Before CLARK, HINCKS, and FRIENDLY, Circuit Judges.

Per Curiam.

This is an appeal from Judge Sugarman's order which allowed appellant to prosecute his pending action for false imprisonment in forma pauperis, but declined to assign counsel for his assistance. Appellant attempts to name the United States of America as appellee; while this has no bearing on the ultimate outcome of the appeal, we see no reason for this, as the government has never been cited as a party and has no apparent interest in the case. Of course it has no liability for counsel assigned pursuant to the statute, 28 U.S.C. § 1915(d). A further preliminary question concerns the appealability of the order. Defendant contends that it is not a "final decision" in the action below within the meaning of 28 U.S.C. § 1291, granting jurisdiction on appeal. Roberts v. U.S. Dist. Court for the Northern Dist. of Cal., 339 U.S. 844, 70 S. Ct. 954, 94 L. Ed. 1326, holds an order denying leave to proceed in forma pauperis to be appealable; but the defendant points to a distinction that, while the present order leaves the action pending for personal or legal aid prosecution by the plaintiff, the other denial would prevent the party from even filing his papers in court. There is a distinction and the question appears close; but the Supreme Court does not suggest any limitation and the practical effect in each case seems fairly similar. We resolve the doubt in appellant's favor by holding this appealable as a collateral order within the meaning of Swift & Co. Packers v. Compania Colombiana Del Caribe, S.A., 339 U.S. 684, 70 S. Ct. 861, 94 L. Ed. 1206, 19 A.L.R.2d 630, and Cohen v. Beneficial Indus. Loan Corp., 337 U.S. 541, 69 S. Ct. 1221, 93 L. Ed. 1528.
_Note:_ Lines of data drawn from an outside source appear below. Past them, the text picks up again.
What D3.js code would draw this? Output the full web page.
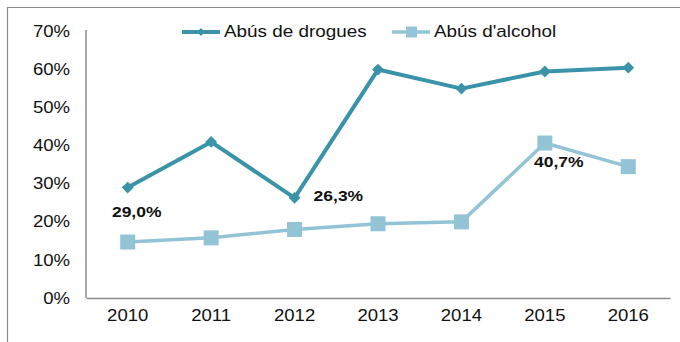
<!DOCTYPE html>
<html>
<head>
<meta charset="utf-8">
<script src="https://cdn.jsdelivr.net/npm/d3@7"></script>
<style>
  html, body { margin: 0; padding: 0; background: #fff; }
  svg { display: block; font-family: "Liberation Sans", Arial, sans-serif; }
</style>
</head>
<body>
<svg id="chart" width="680" height="342"></svg>
<script>
// Years on the x axis
const years = ["2010", "2011", "2012", "2013", "2014", "2015", "2016"];
// Percentage values per series
const drugs = [29.0, 41.0, 26.3, 60.0, 55.0, 59.5, 60.5];
const alcohol = [14.7, 15.8, 18.0, 19.5, 20.0, 40.7, 34.5];
// Y axis ticks
const yTicks = [0, 10, 20, 30, 40, 50, 60, 70];
// Series names for the legend
const seriesNames = ["Abús de drogues", "Abús d'alcohol"];
// Values printed next to selected points: [series, year index]
const labelled = [
  { s: 0, i: 0 }, { s: 0, i: 2 }, { s: 1, i: 5 }
];

const colDrugs = "#3a93a9";
const colAlc = "#92c4d5";
const FS = 16;        // base font size
const SX = 1.16;      // horizontal stretch of the lettering

const svg = d3.select("#chart");

// Text drawn with a horizontal stretch around its anchor point
function stretchedText(parent, px, py, str, opts = {}) {
  return parent.append("text")
    .attr("transform", `translate(${px},${py}) scale(${opts.sx || SX},1)`)
    .attr("text-anchor", opts.anchor || "start")
    .attr("font-size", opts.size || FS)
    .attr("font-weight", opts.weight || "normal")
    .attr("fill", "#111")
    .text(str);
}

// Outer frame (top and left edges)
svg.append("line").attr("x1", 7).attr("x2", 680).attr("y1", 7.5).attr("y2", 7.5)
  .attr("stroke", "#8c8c8c").attr("stroke-width", 1.2);
svg.append("line").attr("x1", 7.5).attr("x2", 7.5).attr("y1", 7).attr("y2", 342)
  .attr("stroke", "#8c8c8c").attr("stroke-width", 1.2);

const x = d3.scaleBand().domain(years).range([86, 670]);
const y = d3.scaleLinear().domain([0, 70]).range([298, 31.5]);
const cx = d => x(d) + x.bandwidth() / 2;

// Y axis
const yAxis = svg.append("g").attr("transform", "translate(86,0)")
  .call(d3.axisLeft(y).tickValues(yTicks).tickSize(0).tickPadding(16)
    .tickFormat(d => d + "%"));
yAxis.select(".domain").attr("stroke", "#8c8c8c").attr("stroke-width", 1.5)
  .attr("d", `M0,${y(0)}V${y(70) - 1.5}`);
yAxis.selectAll("text").attr("font-size", FS).attr("fill", "#111")
  .attr("font-family", "Liberation Sans, Arial, sans-serif")
  .attr("x", -16 / SX).attr("transform", `scale(${SX},1)`);

// X axis
const xAxis = svg.append("g").attr("transform", `translate(0,${y(0)})`)
  .call(d3.axisBottom(x).tickSize(0).tickPadding(12));
xAxis.select(".domain").attr("stroke", "#8c8c8c").attr("stroke-width", 1.5);
xAxis.selectAll("text").attr("font-size", FS).attr("fill", "#111")
  .attr("font-family", "Liberation Sans, Arial, sans-serif")
  .attr("transform", `scale(${SX},1)`);

const line = d3.line().x((d, i) => cx(years[i])).y(d => y(d));

// Alcohol series
svg.append("path").datum(alcohol).attr("d", line).attr("fill", "none")
  .attr("stroke", colAlc).attr("stroke-width", 3.5).attr("stroke-linejoin", "round");
svg.selectAll(".sq").data(alcohol).enter().append("rect")
  .attr("x", (d, i) => cx(years[i]) - 7.5).attr("y", d => y(d) - 7.5)
  .attr("width", 15).attr("height", 15).attr("fill", colAlc);

// Drugs series
svg.append("path").datum(drugs).attr("d", line).attr("fill", "none")
  .attr("stroke", colDrugs).attr("stroke-width", 4).attr("stroke-linejoin", "round");
const diamond = d3.symbol().type(d3.symbolDiamond2).size(90);
svg.selectAll(".dm").data(drugs).enter().append("path")
  .attr("d", diamond)
  .attr("transform", (d, i) => `translate(${cx(years[i])},${y(d)})`)
  .attr("fill", colDrugs);

// Value labels
const fmt = v => v.toFixed(1).replace(".", ",") + "%";
const labelOffsets = [ {dx: 9, dy: 29, a: "middle"}, {dx: 19, dy: 3.5, a: "start"}, {dx: 14, dy: 24, a: "middle"} ];
labelled.forEach((l, k) => {
  const v = (l.s === 0 ? drugs : alcohol)[l.i];
  const o = labelOffsets[k];
  stretchedText(svg, cx(years[l.i]) + o.dx, y(v) + o.dy, fmt(v),
    { anchor: o.a, weight: "bold", size: 15.5, sx: 1.13 });
});

// Legend
const legend = [
  { name: seriesNames[0], color: colDrugs, x: 182, marker: "diamond" },
  { name: seriesNames[1], color: colAlc, x: 392, marker: "square" }
];
legend.forEach(l => {
  const g = svg.append("g").attr("transform", `translate(${l.x},32)`);
  g.append("line").attr("x1", 0).attr("x2", 38).attr("y1", 0).attr("y2", 0)
    .attr("stroke", l.color).attr("stroke-width", l.marker === "diamond" ? 4 : 3.5);
  if (l.marker === "diamond") {
    g.append("path").attr("d", d3.symbol().type(d3.symbolDiamond2).size(40)())
      .attr("transform", "translate(19,0)").attr("fill", l.color);
  } else {
    g.append("rect").attr("x", 14).attr("y", -5.5).attr("width", 11).attr("height", 11)
      .attr("fill", l.color);
  }
  stretchedText(g, 42, 5, l.name, { sx: 1.18 });
});
</script>
</body>
</html>
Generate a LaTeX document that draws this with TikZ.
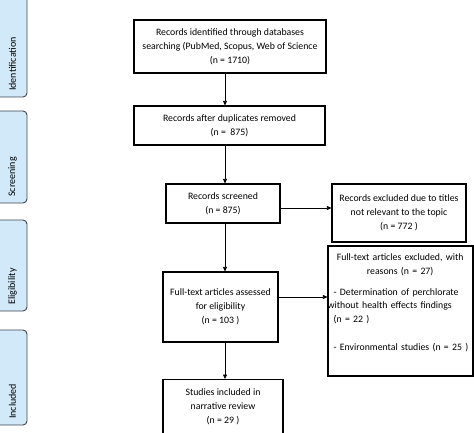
\documentclass[tikz,border=0pt]{standalone}
\usepackage{fontspec}
\setmainfont{Carlito}
\usetikzlibrary{arrows.meta}
\definecolor{tabfill}{HTML}{D2E9FA}
\definecolor{tabline}{HTML}{3E4650}
\definecolor{txt}{HTML}{000000}
\tikzset{
  box/.style={draw=black, line width=1.1pt, inner sep=0pt, align=center, text=txt,
    font=\fontsize{9.8}{14}\selectfont},
  tab/.style={draw=tabline, fill=tabfill, line width=0.9pt, rounded corners=4pt},
  tablabel/.style={rotate=90, anchor=west, inner sep=0pt, text=txt,
    font=\fontsize{10}{12}\selectfont},
  arr/.style={-{Triangle[length=4.5pt,width=4pt]}, line width=0.7pt, black},
}
\begin{document}
\begin{tikzpicture}[x=1pt,y=-1pt]
\useasboundingbox (0,0) rectangle (474,433);
% phase tabs
\draw[tab] (-6,-6) rectangle (27,97);
\node[tablabel] (t1) at (12.5,91) {Identification};
\draw[tab] (-6,111) rectangle (27,203);
\node[tablabel] (t2) at (12.5,197) {Screening};
\draw[tab] (-6,220) rectangle (27,311);
\node[tablabel] (t3) at (12.5,305) {Eligibility};
\draw[tab] (-6,330) rectangle (27,425);
\node[tablabel] (t4) at (12.5,419) {Included};
% boxes
\node[box, minimum width=192pt, minimum height=53pt] (b1) at (230,46.5)
  {Records identified through databases\\searching (PubMed, Scopus, Web of Science\\(n = 1710)};
\node[box, minimum width=191pt, minimum height=39pt] (b2) at (229.5,125.5)
  {Records after duplicates removed\\(n =\ \ 875)};
\node[box, minimum width=114pt, minimum height=39pt] (b3) at (223,203.5)
  {Records screened\\(n = 875)};
\node[box, minimum width=134pt, minimum height=58pt] (e1) at (399,213)
  {Records excluded due to titles\\not relevant to the topic\\(n = 772 )};
\node[box, minimum width=115pt, minimum height=70pt] (b4) at (220.5,307)
  {Full-text articles assessed\\for eligibility\\(n = 103 )};
\node[box, minimum width=145pt, minimum height=130pt] (e2) at (400.5,311) {};
\node[anchor=north west, inner sep=0pt, text width=145pt, text=txt,
  font=\fontsize{9.8}{13.8}\selectfont] (e2t) at ([yshift=-8pt]e2.north west)
  {{\centering Full-text articles excluded, with\\reasons (n = 27)\par}
   \vspace{7pt}
   {\raggedright\hspace*{6pt}- Determination of perchlorate\\without health effects findings\\\hspace*{6pt}(n = 22 )\\[13.8pt]\hspace*{6pt}- Environmental studies (n = 25 )\par}};
\node[box, minimum width=120pt, minimum height=80pt, anchor=north] (b5) at (223,379)
  {};
\node[anchor=north, inner sep=0pt, align=center, text=txt,
  font=\fontsize{9.8}{14}\selectfont] (b5t) at ([yshift=-9pt]b5.north)
  {Studies included in\\narrative review\\(n = 29 )};
% connectors
\coordinate (col) at (225,0);
\draw[arr] (b1.south -| col) -- (b2.north -| col);
\draw[arr] (b2.south -| col) -- (b3.north -| col);
\draw[arr] (b3.south -| col) -- (b4.north -| col);
\draw[arr] (b4.south -| col) -- (b5.north -| col);
\coordinate (r1) at (0,208);
\coordinate (r2) at (0,297);
\draw[arr] (b3.east |- r1) -- (e1.west |- r1);
\draw[arr] (b4.east |- r2) -- (e2.west |- r2);
\end{tikzpicture}
\end{document}
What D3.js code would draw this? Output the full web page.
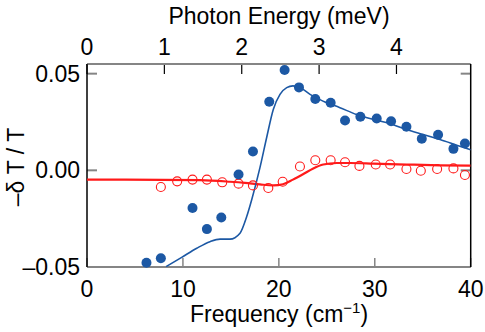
<!DOCTYPE html>
<html>
<head>
<meta charset="utf-8">
<script src="https://cdn.jsdelivr.net/npm/d3@7"></script>
<style>
	body { margin: 0; background: #fff; }
	text { font-family: "Liberation Sans", Arial, sans-serif; fill: #000; }
</style>
</head>
<body>
<div id="chart"></div>
<script>
// measured points (frequency in cm-1, -dT/T)
var blueFreq = [6.2, 7.7, 11.0, 12.5, 14.0, 15.8, 17.3, 19.0, 20.6, 22.1, 23.8, 25.4, 26.9, 28.5, 30.2, 31.7, 33.3, 34.9, 36.6, 38.2, 39.4];
var blueVal = [-0.0478, -0.0455, -0.0195, -0.0304, -0.0244, -0.0022, 0.0097, 0.0355, 0.0519, 0.0429, 0.0369, 0.0350, 0.0258, 0.0277, 0.0268, 0.0254, 0.0225, 0.0163, 0.0184, 0.0111, 0.0139];
var redFreq = [7.7, 9.4, 11.0, 12.5, 14.1, 15.8, 17.3, 18.9, 20.4, 22.2, 23.8, 25.4, 26.9, 28.4, 30.1, 31.6, 33.3, 34.8, 36.5, 38.2, 39.4];
var redVal = [-0.0086, -0.0057, -0.0048, -0.0048, -0.0062, -0.0069, -0.0078, -0.0091, -0.0059, 0.0020, 0.0052, 0.0052, 0.0042, 0.0023, 0.0030, 0.0030, 0.0007, -0.0002, 0.0007, 0.0010, -0.0024];

// fit curves
var blueFitFreq = [8.24, 9.87, 11.44, 12.82, 13.87, 14.9, 15.95, 16.65, 17.17, 18.03, 18.73, 19.42, 20.12, 20.82, 21.47, 22.2, 23.25, 24.6, 26.37, 28.1, 29.85, 31.6, 33.33, 35.06, 36.8, 38.54, 40.0];
var blueFitVal = [-0.0498, -0.0450, -0.0403, -0.0369, -0.0356, -0.0356, -0.0325, -0.0239, -0.0152, 0.0014, 0.0170, 0.0315, 0.0393, 0.0428, 0.0437, 0.0428, 0.0393, 0.0358, 0.0324, 0.0289, 0.0263, 0.0241, 0.0211, 0.0185, 0.0159, 0.0130, 0.0106];
var redFitFreq = [0, 11.78, 14.9, 16.47, 18.03, 19.42, 20.43, 21.47, 22.52, 23.59, 24.63, 26.03, 27.42, 29.85, 33.33, 36.8, 40.0];
var redFitVal = [-0.0048, -0.0051, -0.0059, -0.0065, -0.0073, -0.0078, -0.0072, -0.0048, -0.0020, 0.0010, 0.0030, 0.0038, 0.0038, 0.0035, 0.0030, 0.0026, 0.0024];

var xTicks = [0, 10, 20, 30, 40];
var topTicks = [0, 1, 2, 3, 4];
var yTicks = [-0.05, 0, 0.05];
var yTickLabels = ['\u20130.05', '0.00', '0.05'];

(function() {
	var width = 485, height = 332;
	var pLeft = 87, pRight = 470.7, pTop = 64, pBottom = 267;
	var blue = '#1c58a4', red = '#ff1a1a', gray = '#858585';
	var cmPerMeV = 8.0655;
	var fs = 23;

	var svg = d3.select('#chart').append('svg')
		.attr('width', width)
		.attr('height', height);

	var x = d3.scaleLinear().domain([0, 40]).range([pLeft, pRight]);
	var xTop = d3.scaleLinear().domain([0, 40 / cmPerMeV]).range([pLeft, pRight]);
	var y = d3.scaleLinear().domain([-0.05, 0.055]).range([pBottom, pTop]);

	svg.append('clipPath').attr('id', 'plot')
		.append('rect')
		.attr('x', pLeft).attr('y', pTop)
		.attr('width', pRight - pLeft).attr('height', pBottom - pTop);

	// ticks, all drawn inward
	var g = svg.append('g');
	yTicks.forEach(function(t) {
		g.append('line').attr('x1', pLeft).attr('x2', pLeft + 10)
			.attr('y1', y(t)).attr('y2', y(t))
			.attr('stroke', gray).attr('stroke-width', 2);
		g.append('line').attr('x1', pRight - 10).attr('x2', pRight)
			.attr('y1', y(t)).attr('y2', y(t))
			.attr('stroke', gray).attr('stroke-width', 2);
	});
	xTicks.forEach(function(t) {
		g.append('line').attr('x1', x(t)).attr('x2', x(t))
			.attr('y1', pBottom).attr('y2', pBottom - 9)
			.attr('stroke', gray).attr('stroke-width', 1.5);
	});
	topTicks.forEach(function(t) {
		g.append('line').attr('x1', xTop(t)).attr('x2', xTop(t))
			.attr('y1', pTop).attr('y2', pTop + 10)
			.attr('stroke', '#000').attr('stroke-width', 1.2);
	});

	// frame
	g.append('line').attr('x1', pLeft).attr('x2', pRight).attr('y1', pTop).attr('y2', pTop)
		.attr('stroke', gray).attr('stroke-width', 2);
	g.append('line').attr('x1', pLeft).attr('x2', pRight).attr('y1', pBottom).attr('y2', pBottom)
		.attr('stroke', gray).attr('stroke-width', 2);
	g.append('line').attr('x1', pLeft).attr('x2', pLeft).attr('y1', pTop).attr('y2', pBottom)
		.attr('stroke', '#000').attr('stroke-width', 1.5);
	g.append('line').attr('x1', pRight).attr('x2', pRight).attr('y1', pTop).attr('y2', pBottom)
		.attr('stroke', '#000').attr('stroke-width', 1.5);

	// tick labels
	yTicks.forEach(function(t, i) {
		svg.append('text').attr('x', 80).attr('y', y(t) + 8)
			.attr('text-anchor', 'end').attr('font-size', fs)
			.text(yTickLabels[i]);
	});
	xTicks.forEach(function(t) {
		svg.append('text').attr('x', x(t)).attr('y', 297)
			.attr('text-anchor', 'middle').attr('font-size', fs)
			.text(t);
	});
	topTicks.forEach(function(t) {
		svg.append('text').attr('x', xTop(t)).attr('y', 55)
			.attr('text-anchor', 'middle').attr('font-size', fs)
			.text(t);
	});

	// axis titles
	svg.append('text').attr('x', 279).attr('y', 24)
		.attr('text-anchor', 'middle').attr('font-size', fs)
		.text('Photon Energy (meV)');
	var xl = svg.append('text').attr('x', 279).attr('y', 322)
		.attr('text-anchor', 'middle').attr('font-size', fs);
	xl.append('tspan').text('Frequency (cm');
	xl.append('tspan').attr('dy', -9).attr('font-size', 15).text('\u22121');
	xl.append('tspan').attr('dy', 9).text(')');
	svg.append('text')
		.attr('transform', 'translate(24,167) rotate(-90)')
		.attr('text-anchor', 'middle').attr('font-size', fs)
		.text('\u2013\u03b4 T / T');

	// fit lines
	var line = d3.line()
		.x(function(d) { return x(d[0]); })
		.y(function(d) { return y(d[1]); })
		.curve(d3.curveMonotoneX);

	var plot = svg.append('g').attr('clip-path', 'url(#plot)');
	plot.append('path')
		.datum(redFitFreq.map(function(f, i) { return [f, redFitVal[i]]; }))
		.attr('d', line)
		.attr('fill', 'none').attr('stroke', red).attr('stroke-width', 2.2);
	plot.append('path')
		.datum(blueFitFreq.map(function(f, i) { return [f, blueFitVal[i]]; }))
		.attr('d', line)
		.attr('fill', 'none').attr('stroke', blue).attr('stroke-width', 1.6);

	// points
	svg.selectAll('circle.red')
		.data(redFreq)
		.enter().append('circle')
			.attr('class', 'red')
			.attr('cx', function(d) { return x(d); })
			.attr('cy', function(d, i) { return y(redVal[i]); })
			.attr('r', 4.5)
			.attr('fill', 'none').attr('stroke', red).attr('stroke-width', 1.1);
	svg.selectAll('circle.blue')
		.data(blueFreq)
		.enter().append('circle')
			.attr('class', 'blue')
			.attr('cx', function(d) { return x(d); })
			.attr('cy', function(d, i) { return y(blueVal[i]); })
			.attr('r', 5)
			.attr('fill', blue);
})();
</script>
</body>
</html>
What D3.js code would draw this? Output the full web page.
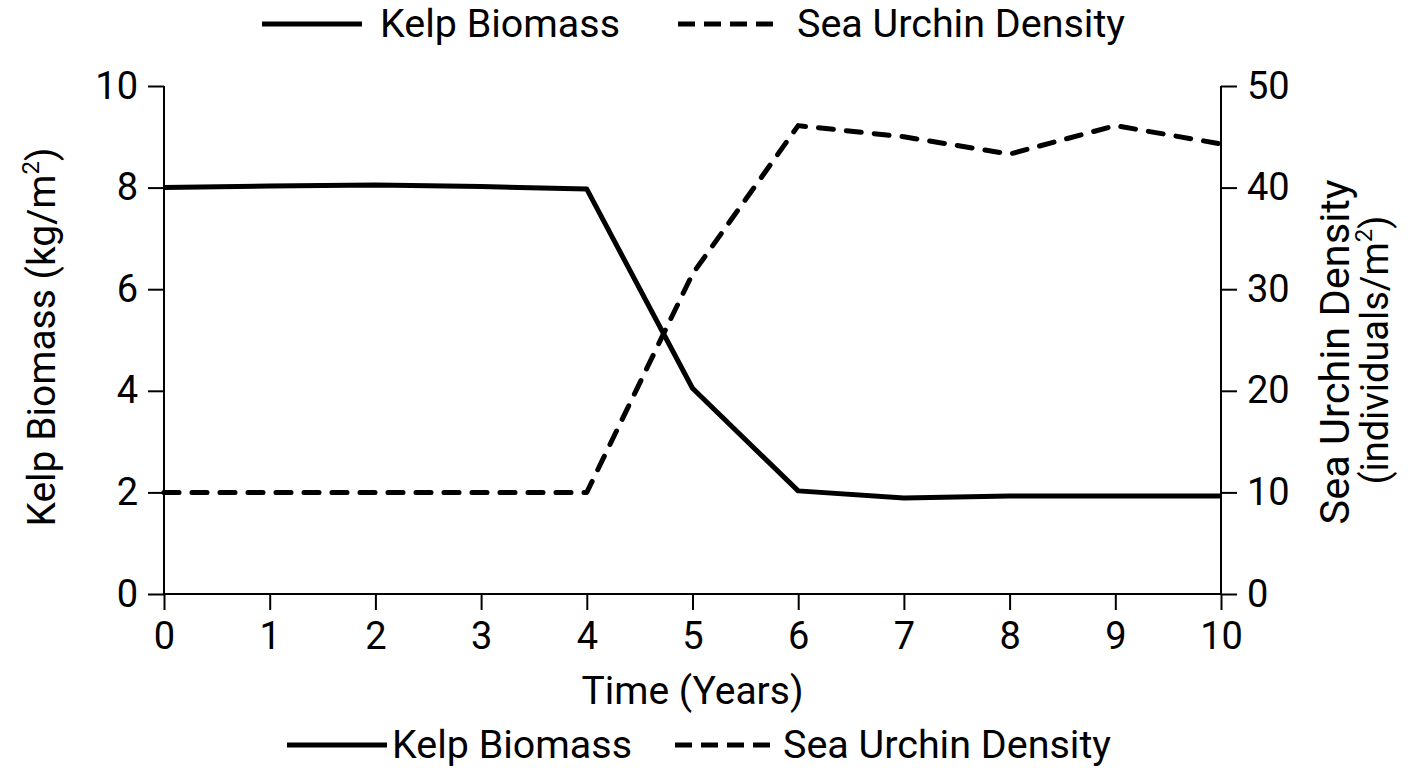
<!DOCTYPE html>
<html>
<head>
  <meta charset="utf-8" />
  <script src="https://d3js.org/d3.v7.min.js"></script>
  <style>
    body { margin: 0; background: #fff; }
    svg text { font-family: Roboto, 'Noto Sans', sans-serif; fill: #000; }
  </style>
</head>
<body>
  <svg id="chart" width="1408" height="768"></svg>
  <script>
    // data
    const years = [0, 1, 2, 3, 4, 5, 6, 7, 8, 9, 10];
    const kelpBiomass = [8.0, 8.03, 8.05, 8.02, 7.97, 4.05, 2.03, 1.89, 1.93, 1.93, 1.93];
    const urchinDensity = [10, 10, 10, 10, 10, 31.5, 46.1, 45.0, 43.3, 46.1, 44.3];
    const kelpTicks = [0, 2, 4, 6, 8, 10];
    const urchinTicks = [0, 10, 20, 30, 40, 50];

    const svg = d3.select("#chart");
    const margin = { top: 86, right: 187, bottom: 174, left: 164 };
    const width = 1408 - margin.left - margin.right;
    const height = 768 - margin.top - margin.bottom;
    const g = svg.append("g").attr("transform", "translate(" + margin.left + "," + margin.top + ")");

    const x = d3.scaleLinear().domain([0, 10]).range([0, width]);
    const yLeft = d3.scaleLinear().domain([0, 10]).range([height, 0]);
    const yRight = d3.scaleLinear().domain([0, 50]).range([height, 0]);

    const styleAxis = sel => {
      sel.selectAll("path, line").attr("stroke", "#000").attr("stroke-width", 2);
      sel.select(".domain").remove();
      sel.selectAll("text").attr("font-size", 38).attr("fill", "#000");
    };

    g.append("g").attr("transform", "translate(0," + height + ")")
      .call(d3.axisBottom(x).tickValues(years).tickSize(16).tickPadding(12).tickFormat(d3.format("d")))
      .call(styleAxis);

    g.append("g")
      .call(d3.axisLeft(yLeft).tickValues(kelpTicks).tickSize(16).tickPadding(10))
      .call(styleAxis);

    g.append("g").attr("transform", "translate(" + width + ",0)")
      .call(d3.axisRight(yRight).tickValues(urchinTicks).tickSize(16).tickPadding(10))
      .call(styleAxis);

    // axis frame lines
    g.append("line").attr("x1", 0).attr("x2", width).attr("y1", height).attr("y2", height)
      .attr("stroke", "#000").attr("stroke-width", 2);
    g.append("line").attr("x1", 0).attr("x2", 0).attr("y1", 0).attr("y2", height)
      .attr("stroke", "#000").attr("stroke-width", 2);
    g.append("line").attr("x1", width).attr("x2", width).attr("y1", 0).attr("y2", height)
      .attr("stroke", "#000").attr("stroke-width", 2);

    const kelpLine = d3.line().x((d, i) => x(years[i])).y(d => yLeft(d));
    const urchinLine = d3.line().x((d, i) => x(years[i])).y(d => yRight(d));

    g.append("path").datum(kelpBiomass)
      .attr("fill", "none").attr("stroke", "#000").attr("stroke-width", 5)
      .attr("stroke-linejoin", "round").attr("d", kelpLine);

    g.append("path").datum(urchinDensity)
      .attr("fill", "none").attr("stroke", "#000").attr("stroke-width", 5)
      .attr("stroke-dasharray", "15,13").attr("stroke-linecap", "round")
      .attr("stroke-linejoin", "round").attr("d", urchinLine);

    // axis titles
    const leftTitle = svg.append("text")
      .attr("transform", "translate(55,337)rotate(-90)")
      .attr("text-anchor", "middle").attr("font-size", 39);
    leftTitle.append("tspan").text("Kelp Biomass (kg/m");
    leftTitle.append("tspan").attr("font-size", 24).attr("dy", -16).text("2");
    leftTitle.append("tspan").attr("dy", 16).text(")");

    svg.append("text")
      .attr("transform", "translate(1349,352)rotate(-90)")
      .attr("text-anchor", "middle").attr("font-size", 41)
      .attr("textLength", 345).attr("lengthAdjust", "spacingAndGlyphs")
      .text("Sea Urchin Density");

    const rt2 = svg.append("text")
      .attr("transform", "translate(1388,350)rotate(-90)")
      .attr("text-anchor", "middle").attr("font-size", 38);
    rt2.append("tspan").text("(individuals/m");
    rt2.append("tspan").attr("font-size", 24).attr("dy", -16).text("2");
    rt2.append("tspan").attr("dy", 16).text(")");

    svg.append("text").attr("x", margin.left + width / 2).attr("y", 704)
      .attr("text-anchor", "middle").attr("font-size", 39).text("Time (Years)");

    // legends, top and bottom
    const legends = [
      { y: 24, solidX: 262, solidText: 380, dashX: 675, dashText: 797 },
      { y: 745, solidX: 287, solidText: 392, dashX: 672, dashText: 783 }
    ];
    legends.forEach(l => {
      const lg = svg.append("g");
      lg.append("line").attr("x1", l.solidX).attr("x2", l.solidX + 100).attr("y1", l.y).attr("y2", l.y)
        .attr("stroke", "#000").attr("stroke-width", 5);
      lg.append("text").attr("x", l.solidText).attr("y", l.y + 13).attr("font-size", 38)
        .attr("textLength", 240).attr("lengthAdjust", "spacingAndGlyphs").text("Kelp Biomass");
      lg.append("line").attr("x1", l.dashX + 3).attr("x2", l.dashX + 100).attr("y1", l.y).attr("y2", l.y)
        .attr("stroke", "#000").attr("stroke-width", 5).attr("stroke-dasharray", "17,9");
      lg.append("text").attr("x", l.dashText).attr("y", l.y + 13).attr("font-size", 38)
        .attr("textLength", 328).attr("lengthAdjust", "spacingAndGlyphs").text("Sea Urchin Density");
    });
  </script>
</body>
</html>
For some years and in various proceedings the appellant has attempted to get support and assistance for his claim for damages for having been committed to a state mental institution while allegedly sane. In Miller v. Director, Middletown State Hospital, Middletown, N. Y., D.C.S.D.N.Y., 146 F.Supp. 674, Judge Kaufman held the present defendant immune from suit; and we affirmed, 2 Cir., 243 F.2d 527, while denying his request for counsel. Since then at least four district judges have denied his various applications, one of them after receiving a report from a member of the bar whom he had named to investigate the matter. In addition we have the same claim made in his action against his wife which we are denying in Miller v. Miller, 2 Cir., 296 F.2d 283, filed with our decision herein. The provision for assignment of counsel, 28 U.S.C. § 1915(d), clearly leaves the power discretionary with the judge - at least in a civil case - and even provides for dismissal if he is satisfied that the action is frivolous or malicious. See Reid v. Steele, 8 Cir., 194 F.2d 864, certiorari denied 343 U.S. 973, 72 S. Ct. 1080, 96 L. Ed. 1367; Ligare v. Harries, 7 Cir., 128 F.2d 582. In this it is in contrast with the more mandatory provisions of 28 U.S.C. § 1915(a), where leave to proceed in forma pauperis should be granted on a proper showing unless the action is frivolous. Ellis v. United States, 356 U.S. 674, 78 S. Ct. 974, 2 L. Ed. 2d 1060. Here we can see no abuse of discretion by the judge. The chances of any measure of success for the plaintiff's claims are so highly dubious that a judge cannot properly ask a member of the bar to assume this thankless burden. In addition to the defense sustained by Judge Kaufman there appear to be other defenses arising from the apparent regularity of the state proceedings and the running of the statute of limitations.